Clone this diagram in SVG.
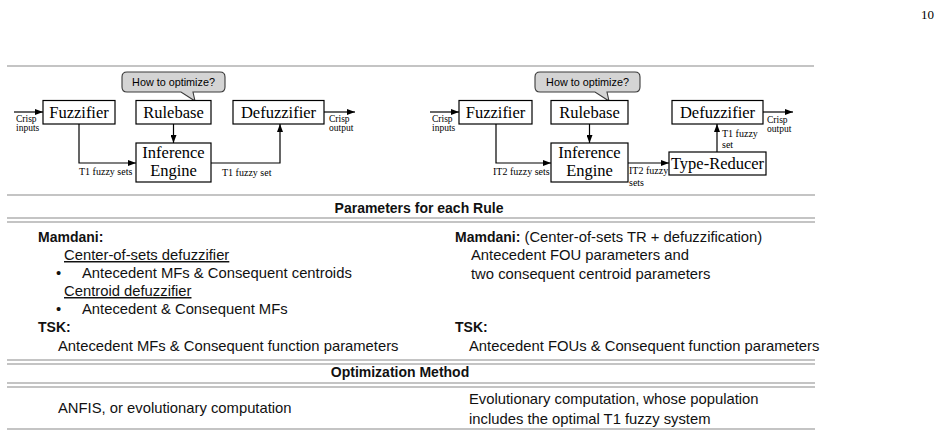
<svg xmlns="http://www.w3.org/2000/svg" width="938" height="436" viewBox="0 0 938 436">
<style>
.box{fill:#fff;stroke:#000;stroke-width:1.2}
.lbl{font-family:"Liberation Serif","Times New Roman",serif;font-size:16.5px;fill:#000}
.sm{font-family:"Liberation Serif","Times New Roman",serif;font-size:10px;fill:#000}
.xs{font-family:"Liberation Serif","Times New Roman",serif;font-size:9.5px;fill:#000}
.bub{fill:#d4d4d4;stroke:#3a3a3a;stroke-width:1.1}
.bt{font-family:"Liberation Sans",Arial,sans-serif;font-size:10.8px;fill:#000}
.con{fill:none;stroke:#000;stroke-width:1.2}
.rule{stroke:#8a8a8a;stroke-width:1.2;fill:none}
.t{font-family:"Liberation Sans",Arial,sans-serif;font-size:14.8px;fill:#111}
.b{font-family:"Liberation Sans",Arial,sans-serif;font-size:14px;font-weight:bold;fill:#111}
</style>
<defs>
<marker id="ah" markerUnits="userSpaceOnUse" markerWidth="8" markerHeight="6" refX="8" refY="3" orient="auto">
<path d="M0,0 L8,3 L0,6 Z" fill="#000"/>
</marker>
</defs>
<rect width="938" height="436" fill="#fff"/>
<text x="934" y="19" text-anchor="end" font-family="'Liberation Serif',serif" font-size="13" fill="#000">10</text>

<g id="rules">
<line class="rule" x1="7" y1="66" x2="814" y2="66"/>
<line class="rule" x1="7" y1="195" x2="815" y2="195"/>
<line class="rule" x1="7" y1="218" x2="815" y2="218"/>
<line class="rule" x1="7" y1="222" x2="815" y2="222"/>
<line class="rule" x1="7" y1="360" x2="815" y2="360"/>
<line class="rule" x1="7" y1="364" x2="815" y2="364"/>
<line class="rule" x1="7" y1="383" x2="815" y2="383"/>
<line class="rule" x1="7" y1="387" x2="815" y2="387"/>
<line class="rule" x1="7" y1="429" x2="815" y2="429"/>
</g>

<!-- Left (T1) diagram -->
<g id="l-bubble">
<path class="bub" d="M127,72 H220 Q225,72 225,77 V87 Q225,92 220,92 H193 L195,101 L181,92 H127 Q122,92 122,87 V77 Q122,72 127,72 Z"/>
<text class="bt" x="173.5" y="86" text-anchor="middle">How to optimize?</text>
</g>
<g id="l-fuzzifier">
<rect class="box" x="43" y="100.5" width="72" height="23.5"/>
<text class="lbl" x="79" y="118" text-anchor="middle">Fuzzifier</text>
</g>
<g id="l-rulebase">
<rect class="box" x="136" y="100.5" width="75" height="23.5"/>
<text class="lbl" x="173.5" y="118" text-anchor="middle">Rulebase</text>
</g>
<g id="l-defuzzifier">
<rect class="box" x="233" y="100.5" width="91" height="23.5"/>
<text class="lbl" x="278.5" y="118" text-anchor="middle">Defuzzifier</text>
</g>
<g id="l-inference">
<rect class="box" x="136" y="143" width="75" height="39"/>
<text class="lbl" x="173.5" y="158" text-anchor="middle">Inference</text>
<text class="lbl" x="173.5" y="176" text-anchor="middle">Engine</text>
</g>

<!-- Right (IT2) diagram -->
<g id="r-bubble">
<path class="bub" d="M540,72 H635 Q640,72 640,77 V87 Q640,92 635,92 H607 L609,101 L595,92 H540 Q535,92 535,87 V77 Q535,72 540,72 Z"/>
<text class="bt" x="587.5" y="86" text-anchor="middle">How to optimize?</text>
</g>
<g id="r-fuzzifier">
<rect class="box" x="459" y="100.5" width="73" height="23.5"/>
<text class="lbl" x="495.5" y="118" text-anchor="middle">Fuzzifier</text>
</g>
<g id="r-rulebase">
<rect class="box" x="551" y="100.5" width="77" height="23.5"/>
<text class="lbl" x="589.5" y="118" text-anchor="middle">Rulebase</text>
</g>
<g id="r-defuzzifier">
<rect class="box" x="672" y="100.5" width="91" height="23.5"/>
<text class="lbl" x="717.5" y="118" text-anchor="middle">Defuzzifier</text>
</g>
<g id="r-inference">
<rect class="box" x="551" y="143" width="77" height="39"/>
<text class="lbl" x="589.5" y="158" text-anchor="middle">Inference</text>
<text class="lbl" x="589.5" y="176" text-anchor="middle">Engine</text>
</g>
<g id="r-typereducer">
<rect class="box" x="669" y="152" width="97" height="23"/>
<text class="lbl" x="717.5" y="169" text-anchor="middle">Type-Reducer</text>
</g>

<g id="connectors">
<line class="con" x1="14" y1="112" x2="43" y2="112" marker-end="url(#ah)"/>
<polyline class="con" points="79,124 79,163 136,163" marker-end="url(#ah)"/>
<line class="con" x1="173.5" y1="124" x2="173.5" y2="143" marker-end="url(#ah)"/>
<polyline class="con" points="211,163 280,163 280,124" marker-end="url(#ah)"/>
<line class="con" x1="324" y1="112" x2="355" y2="112" marker-end="url(#ah)"/>

<line class="con" x1="430" y1="112" x2="459" y2="112" marker-end="url(#ah)"/>
<polyline class="con" points="496,124 496,163 551,163" marker-end="url(#ah)"/>
<line class="con" x1="589.5" y1="124" x2="589.5" y2="143" marker-end="url(#ah)"/>
<line class="con" x1="628" y1="163" x2="669" y2="163" marker-end="url(#ah)"/>
<line class="con" x1="717" y1="152" x2="717" y2="124" marker-end="url(#ah)"/>
<line class="con" x1="763" y1="112" x2="793" y2="112" marker-end="url(#ah)"/>
</g>

<g id="connector-labels">
<text class="xs" x="16" y="122">Crisp</text>
<text class="xs" x="16" y="131">inputs</text>
<text class="sm" x="79" y="175">T1 fuzzy sets</text>
<text class="sm" x="222" y="176">T1 fuzzy set</text>
<text class="xs" x="329" y="122">Crisp</text>
<text class="xs" x="329" y="131">output</text>

<text class="xs" x="432" y="122">Crisp</text>
<text class="xs" x="432" y="131">inputs</text>
<text class="sm" x="493" y="175">IT2 fuzzy sets</text>
<text class="sm" x="629" y="174">IT2 fuzzy</text>
<text class="sm" x="629" y="186">sets</text>
<text class="sm" x="722" y="137">T1 fuzzy</text>
<text class="sm" x="722" y="148">set</text>
<text class="xs" x="767" y="123">Crisp</text>
<text class="xs" x="767" y="132">output</text>
</g>

<g id="table">
<text class="b" x="419" y="213" text-anchor="middle">Parameters for each Rule</text>
<text class="b" x="38" y="242">Mamdani:</text>
<text class="t" x="64" y="260" text-decoration="underline">Center-of-sets defuzzifier</text>
<text class="t" x="56" y="278">•</text>
<text class="t" x="82" y="278">Antecedent MFs &amp; Consequent centroids</text>
<text class="t" x="64" y="296" text-decoration="underline">Centroid defuzzifier</text>
<text class="t" x="56" y="314">•</text>
<text class="t" x="82" y="314">Antecedent &amp; Consequent MFs</text>
<text class="b" x="38" y="332">TSK:</text>
<text class="t" x="58" y="351">Antecedent MFs &amp; Consequent function parameters</text>

<text class="t" x="455" y="242"><tspan class="b">Mamdani:</tspan> (Center-of-sets TR + defuzzification)</text>
<text class="t" x="471" y="260">Antecedent FOU parameters and</text>
<text class="t" x="471" y="279">two consequent centroid parameters</text>
<text class="b" x="455" y="332">TSK:</text>
<text class="t" x="469" y="351">Antecedent FOUs &amp; Consequent function parameters</text>

<text class="b" x="400" y="377" text-anchor="middle">Optimization Method</text>
<text class="t" x="58" y="413">ANFIS, or evolutionary computation</text>
<text class="t" x="469" y="404">Evolutionary computation, whose population</text>
<text class="t" x="469" y="424">includes the optimal T1 fuzzy system</text>
</g>
</svg>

==========

TASK: Omit the pictures and reproduce the listing exactly.

RESULT OF THE TASK:
Clone this diagram in SVG.
<svg xmlns="http://www.w3.org/2000/svg" width="938" height="436" viewBox="0 0 938 436">
<style>
.box{fill:#fff;stroke:#000;stroke-width:1.2}
.lbl{font-family:"Liberation Serif","Times New Roman",serif;font-size:16.5px;fill:#000}
.sm{font-family:"Liberation Serif","Times New Roman",serif;font-size:10px;fill:#000}
.xs{font-family:"Liberation Serif","Times New Roman",serif;font-size:9.5px;fill:#000}
.bub{fill:#d4d4d4;stroke:#3a3a3a;stroke-width:1.1}
.bt{font-family:"Liberation Sans",Arial,sans-serif;font-size:10.8px;fill:#000}
.con{fill:none;stroke:#000;stroke-width:1.2}
.rule{stroke:#8a8a8a;stroke-width:1.2;fill:none}
.t{font-family:"Liberation Sans",Arial,sans-serif;font-size:14.8px;fill:#111}
.b{font-family:"Liberation Sans",Arial,sans-serif;font-size:14px;font-weight:bold;fill:#111}
</style>
<defs>
<marker id="ah" markerUnits="userSpaceOnUse" markerWidth="8" markerHeight="6" refX="8" refY="3" orient="auto">
<path d="M0,0 L8,3 L0,6 Z" fill="#000"/>
</marker>
</defs>
<rect width="938" height="436" fill="#fff"/>
<text x="934" y="19" text-anchor="end" font-family="'Liberation Serif',serif" font-size="13" fill="#000">10</text>

<g id="rules">
<line class="rule" x1="7" y1="66" x2="814" y2="66"/>
<line class="rule" x1="7" y1="195" x2="815" y2="195"/>
<line class="rule" x1="7" y1="218" x2="815" y2="218"/>
<line class="rule" x1="7" y1="222" x2="815" y2="222"/>
<line class="rule" x1="7" y1="360" x2="815" y2="360"/>
<line class="rule" x1="7" y1="364" x2="815" y2="364"/>
<line class="rule" x1="7" y1="383" x2="815" y2="383"/>
<line class="rule" x1="7" y1="387" x2="815" y2="387"/>
<line class="rule" x1="7" y1="429" x2="815" y2="429"/>
</g>

<!-- Left (T1) diagram -->
<g id="l-bubble">
<path class="bub" d="M127,72 H220 Q225,72 225,77 V87 Q225,92 220,92 H193 L195,101 L181,92 H127 Q122,92 122,87 V77 Q122,72 127,72 Z"/>
<text class="bt" x="173.5" y="86" text-anchor="middle">How to optimize?</text>
</g>
<g id="l-fuzzifier">
<rect class="box" x="43" y="100.5" width="72" height="23.5"/>
<text class="lbl" x="79" y="118" text-anchor="middle">Fuzzifier</text>
</g>
<g id="l-rulebase">
<rect class="box" x="136" y="100.5" width="75" height="23.5"/>
<text class="lbl" x="173.5" y="118" text-anchor="middle">Rulebase</text>
</g>
<g id="l-defuzzifier">
<rect class="box" x="233" y="100.5" width="91" height="23.5"/>
<text class="lbl" x="278.5" y="118" text-anchor="middle">Defuzzifier</text>
</g>
<g id="l-inference">
<rect class="box" x="136" y="143" width="75" height="39"/>
<text class="lbl" x="173.5" y="158" text-anchor="middle">Inference</text>
<text class="lbl" x="173.5" y="176" text-anchor="middle">Engine</text>
</g>

<!-- Right (IT2) diagram -->
<g id="r-bubble">
<path class="bub" d="M540,72 H635 Q640,72 640,77 V87 Q640,92 635,92 H607 L609,101 L595,92 H540 Q535,92 535,87 V77 Q535,72 540,72 Z"/>
<text class="bt" x="587.5" y="86" text-anchor="middle">How to optimize?</text>
</g>
<g id="r-fuzzifier">
<rect class="box" x="459" y="100.5" width="73" height="23.5"/>
<text class="lbl" x="495.5" y="118" text-anchor="middle">Fuzzifier</text>
</g>
<g id="r-rulebase">
<rect class="box" x="551" y="100.5" width="77" height="23.5"/>
<text class="lbl" x="589.5" y="118" text-anchor="middle">Rulebase</text>
</g>
<g id="r-defuzzifier">
<rect class="box" x="672" y="100.5" width="91" height="23.5"/>
<text class="lbl" x="717.5" y="118" text-anchor="middle">Defuzzifier</text>
</g>
<g id="r-inference">
<rect class="box" x="551" y="143" width="77" height="39"/>
<text class="lbl" x="589.5" y="158" text-anchor="middle">Inference</text>
<text class="lbl" x="589.5" y="176" text-anchor="middle">Engine</text>
</g>
<g id="r-typereducer">
<rect class="box" x="669" y="152" width="97" height="23"/>
<text class="lbl" x="717.5" y="169" text-anchor="middle">Type-Reducer</text>
</g>

<g id="connectors">
<line class="con" x1="14" y1="112" x2="43" y2="112" marker-end="url(#ah)"/>
<polyline class="con" points="79,124 79,163 136,163" marker-end="url(#ah)"/>
<line class="con" x1="173.5" y1="124" x2="173.5" y2="143" marker-end="url(#ah)"/>
<polyline class="con" points="211,163 280,163 280,124" marker-end="url(#ah)"/>
<line class="con" x1="324" y1="112" x2="355" y2="112" marker-end="url(#ah)"/>

<line class="con" x1="430" y1="112" x2="459" y2="112" marker-end="url(#ah)"/>
<polyline class="con" points="496,124 496,163 551,163" marker-end="url(#ah)"/>
<line class="con" x1="589.5" y1="124" x2="589.5" y2="143" marker-end="url(#ah)"/>
<line class="con" x1="628" y1="163" x2="669" y2="163" marker-end="url(#ah)"/>
<line class="con" x1="717" y1="152" x2="717" y2="124" marker-end="url(#ah)"/>
<line class="con" x1="763" y1="112" x2="793" y2="112" marker-end="url(#ah)"/>
</g>

<g id="connector-labels">
<text class="xs" x="16" y="122">Crisp</text>
<text class="xs" x="16" y="131">inputs</text>
<text class="sm" x="79" y="175">T1 fuzzy sets</text>
<text class="sm" x="222" y="176">T1 fuzzy set</text>
<text class="xs" x="329" y="122">Crisp</text>
<text class="xs" x="329" y="131">output</text>

<text class="xs" x="432" y="122">Crisp</text>
<text class="xs" x="432" y="131">inputs</text>
<text class="sm" x="493" y="175">IT2 fuzzy sets</text>
<text class="sm" x="629" y="174">IT2 fuzzy</text>
<text class="sm" x="629" y="186">sets</text>
<text class="sm" x="722" y="137">T1 fuzzy</text>
<text class="sm" x="722" y="148">set</text>
<text class="xs" x="767" y="123">Crisp</text>
<text class="xs" x="767" y="132">output</text>
</g>

<g id="table">
<text class="b" x="419" y="213" text-anchor="middle">Parameters for each Rule</text>
<text class="b" x="38" y="242">Mamdani:</text>
<text class="t" x="64" y="260" text-decoration="underline">Center-of-sets defuzzifier</text>
<text class="t" x="56" y="278">•</text>
<text class="t" x="82" y="278">Antecedent MFs &amp; Consequent centroids</text>
<text class="t" x="64" y="296" text-decoration="underline">Centroid defuzzifier</text>
<text class="t" x="56" y="314">•</text>
<text class="t" x="82" y="314">Antecedent &amp; Consequent MFs</text>
<text class="b" x="38" y="332">TSK:</text>
<text class="t" x="58" y="351">Antecedent MFs &amp; Consequent function parameters</text>

<text class="t" x="455" y="242"><tspan class="b">Mamdani:</tspan> (Center-of-sets TR + defuzzification)</text>
<text class="t" x="471" y="260">Antecedent FOU parameters and</text>
<text class="t" x="471" y="279">two consequent centroid parameters</text>
<text class="b" x="455" y="332">TSK:</text>
<text class="t" x="469" y="351">Antecedent FOUs &amp; Consequent function parameters</text>

<text class="b" x="400" y="377" text-anchor="middle">Optimization Method</text>
<text class="t" x="58" y="413">ANFIS, or evolutionary computation</text>
<text class="t" x="469" y="404">Evolutionary computation, whose population</text>
<text class="t" x="469" y="424">includes the optimal T1 fuzzy system</text>
</g>
</svg>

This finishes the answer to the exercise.